DAY 74 Monday 19th NOVEMBER 2007

McMinnville, Tennessee (Miles to date: 8700)

The travel plans for today are to get to the town of McMinnville some 80 miles south of Nashville. To break the journey up we decide, or at least I decide, to stop at the town of Lynchburg. Apart from being a quaint little town, Lynchburg is famous as the home of the Jack Daniels the famous Tennessee whiskey house. Fortunately we arrive just in time for the last tour of the day. We have done a few factory tours on this trip, primarily as educational visits for Jack and Emily, but also because they were child friendly, such as the Cape Cod chip factory and Ben & Jerry’s Ice cream plant. This is definitely one for the adults. The other tours we have had were also a little disappointing in the sense that they were short and quite sterile as you mainly got to see things from behind big glass windows.
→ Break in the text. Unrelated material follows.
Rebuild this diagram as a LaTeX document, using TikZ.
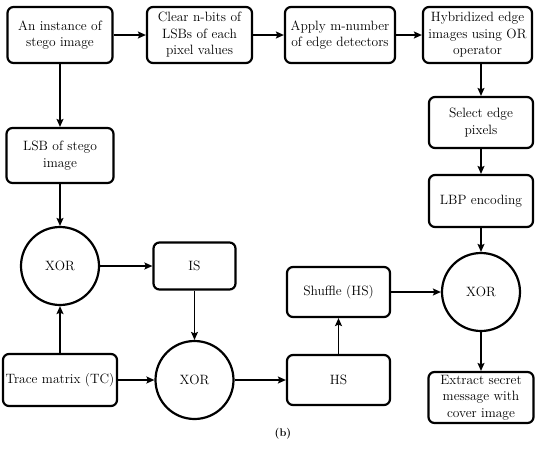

Not this tour. Firstly they take you to the yard where they burn the wood to make the charcoal – which is what they pass the whiskey through to add body. Then you go into the cave where the water flows from inside the limestone hills of Tennessee, and then to the old building that was Jack Daniel’s office. In this office sit the safe that killed Jack – he kicked in rage one day, breaking his toe which led to septicaemia – resulting in losing his leg and finally death a few years later. After this you are taken into the main part of the distillery where you get to see the mash inside huge vats (which does not smell or look good). The next part of the tour, which was mine and Karen’s favourite, was going into the area where they pass the 140 percent alcohol across the charcoal before putting it in the barrels for storage. This is done to provide the whiskey’s flavour but it still smells pretty good even at this stage of its maturity. Finally we are taken through one of the storage buildings full of barrels of maturing Jack Daniels whiskey. Amusingly Morre County in which Lynchburg is situated is a dry county, so you cannot find any bars or retailers that sell alcohol (sounds not a place I’d like to live) and yet you find a whiskey distillery here. In fact Jack Daniels had 75 storage houses, each with about 20,000 barrels in them, within the Lynchburg area. This equates to 360 million bottles stored in what is a dry county. Having to be satisfied with just smelling the fumes we quite happily (at least the grown-ups do) set off for McMinnville our resting place for the next couple of days.